The uprising in the small Persian Gulf state is part of a wave of protests that have rattled across North Africa and the Middle East and toppled Tunisian president Zine El Abidine Ben Ali and later Egyptian long-time ruler Hosni Mubarak.
Protesters in Bahrain have been calling for the downfall of the rule of the Sunni al-Khalifa dynasty.
Opposition groups have been demanding major reforms and the establishment of a "real constitutional monarchy,” as well as the resignation of the government which they hold responsible for the killing of peaceful demonstrators.

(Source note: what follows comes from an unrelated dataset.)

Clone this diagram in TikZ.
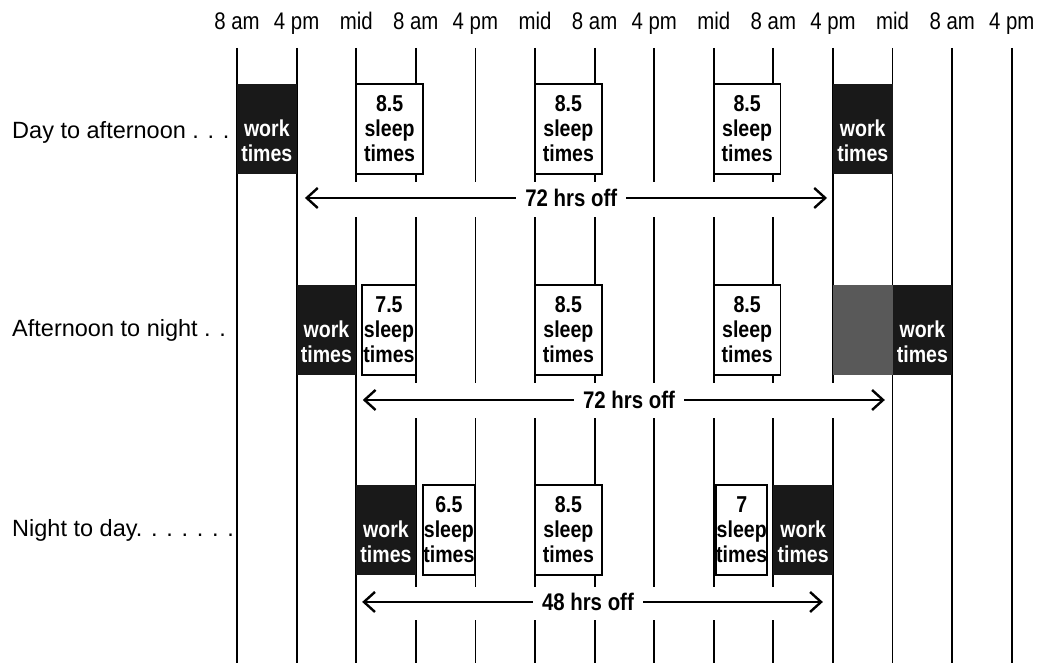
\documentclass[tikz,border=0pt]{standalone}
\usepackage{fontspec}
\setmainfont{Liberation Sans}
\newfontfamily\narrowfont{Liberation Sans}[FakeStretch=0.85]
\usetikzlibrary{arrows.meta}
\tikzset{
  gridline/.style={line width=1.8pt},
  timelabel/.style={anchor=base,font=\narrowfont\fontsize{24}{26}\selectfont,inner sep=0pt},
  rowlabel/.style={anchor=west,font=\fontsize{23.5}{27}\selectfont,inner sep=0pt},
  boxtext/.style={font=\narrowfont\bfseries\fontsize{23}{25}\selectfont,align=center,
    anchor=north west,inner sep=0pt,outer sep=0pt,minimum height=90pt},
  workbox/.style={boxtext,fill=black!90,text=white,minimum width=59.6pt},
  speckbox/.style={anchor=north west,inner sep=0pt,outer sep=0pt,fill=black!65,
    minimum width=59.6pt,minimum height=90pt},
  sleepbox/.style={boxtext,draw,line width=1.8pt,fill=white,minimum width=#1*59.6pt},
  sleepbox/.default=1,
  offarrow/.style={{Straight Barb[length=11pt,width=20pt]}-{Straight Barb[length=11pt,width=20pt]},
    line width=2.4pt},
  offlabel/.style={fill=white,font=\narrowfont\bfseries\fontsize{24}{26}\selectfont,
    inner xsep=9pt,inner ysep=2pt}
}
\begin{document}
\begin{tikzpicture}[x=59.6pt,y=-1pt]
  \useasboundingbox (-3.977,0) rectangle (13.591,663);
  % clock times along the top
  \foreach \k/\t in {0/8 am,1/4 pm,2/mid,3/8 am,4/4 pm,5/mid,6/8 am,7/4 pm,
      8/mid,9/8 am,10/4 pm,11/mid,12/8 am,13/4 pm}
    \node[timelabel] (t\k) at (\k,30) {\t};
  \foreach \k in {0,...,13} \draw[gridline] (\k,48) -- (\k,663);
  % breaks in the lines behind the arrows
  \fill[white] (1.6,182) rectangle (9.4,217);
  \fill[white] (2.6,383) rectangle (10.4,418);
  \fill[white] (2.6,587) rectangle (9.4,620);

  % day to afternoon
  \node[rowlabel] (rDay) at (-3.775,132) {Day to afternoon . . .};
  \node[workbox] (dw1) at (0,84) {\phantom{8.5}\\work\\times};
  \node[sleepbox=1.12] (ds1) at (2,84) {8.5\\sleep\\times};
  \node[sleepbox=1.12] (ds2) at (5,84) {8.5\\sleep\\times};
  \node[sleepbox=1.12] (ds3) at (8,84) {8.5\\sleep\\times};
  \node[workbox] (dw2) at (10,84) {\phantom{8.5}\\work\\times};
  \coordinate (dL) at (1.14,198);
  \coordinate (dR) at (9.9,198);
  \draw[offarrow] (dL) -- node[offlabel,pos=0.51] (dOff) {72 hrs off} (dR);

  % afternoon to night
  \node[rowlabel] (rAft) at (-3.775,330) {Afternoon to night . .};
  \node[workbox] (aw1) at (1,285) {\phantom{8.5}\\work\\times};
  \node[sleepbox=0.9] (as1) at (2.1,285) {7.5\\sleep\\times};
  \node[sleepbox=1.12] (as2) at (5,285) {8.5\\sleep\\times};
  \node[sleepbox=1.12] (as3) at (8,285) {8.5\\sleep\\times};
  \node[speckbox] (ah) at (10,285) {};
  \node[workbox] (aw2) at (11,285) {\phantom{8.5}\\work\\times};
  \coordinate (aL) at (2.11,400);
  \coordinate (aR) at (10.87,400);
  \draw[offarrow] (aL) -- node[offlabel,pos=0.51] (aOff) {72 hrs off} (aR);

  % night to day
  \node[rowlabel] (rNig) at (-3.775,530) {Night to day. . . . . . .};
  \node[workbox] (nw1) at (2,485) {\phantom{8.5}\\work\\times};
  \node[sleepbox=0.87] (ns1) at (3.12,485) {6.5\\sleep\\times};
  \node[sleepbox=1.12] (ns2) at (5,485) {8.5\\sleep\\times};
  \node[sleepbox=0.85] (ns3) at (8.04,485) {7\\sleep\\times};
  \node[workbox] (nw2) at (9,485) {\phantom{8.5}\\work\\times};
  \coordinate (nL) at (2.1,602);
  \coordinate (nR) at (9.83,602);
  \draw[offarrow] (nL) -- node[offlabel,pos=0.49] (nOff) {48 hrs off} (nR);
\end{tikzpicture}
\end{document}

King Hamad bin Isa Al Khalifa has mandated his heir, Sheikh Salman, to hold wide-reaching negotiations with the opposition -- an offer that is seen as too late by some protesters.
Bahraini monarchy finally acquiesced to start reforms with a referendum in 2001 that revived the parliament in 2002, years after it had been dissolved in 1975.
But the legislature remains effectively useless given the unlimited powers held by the king and his appointed upper chamber.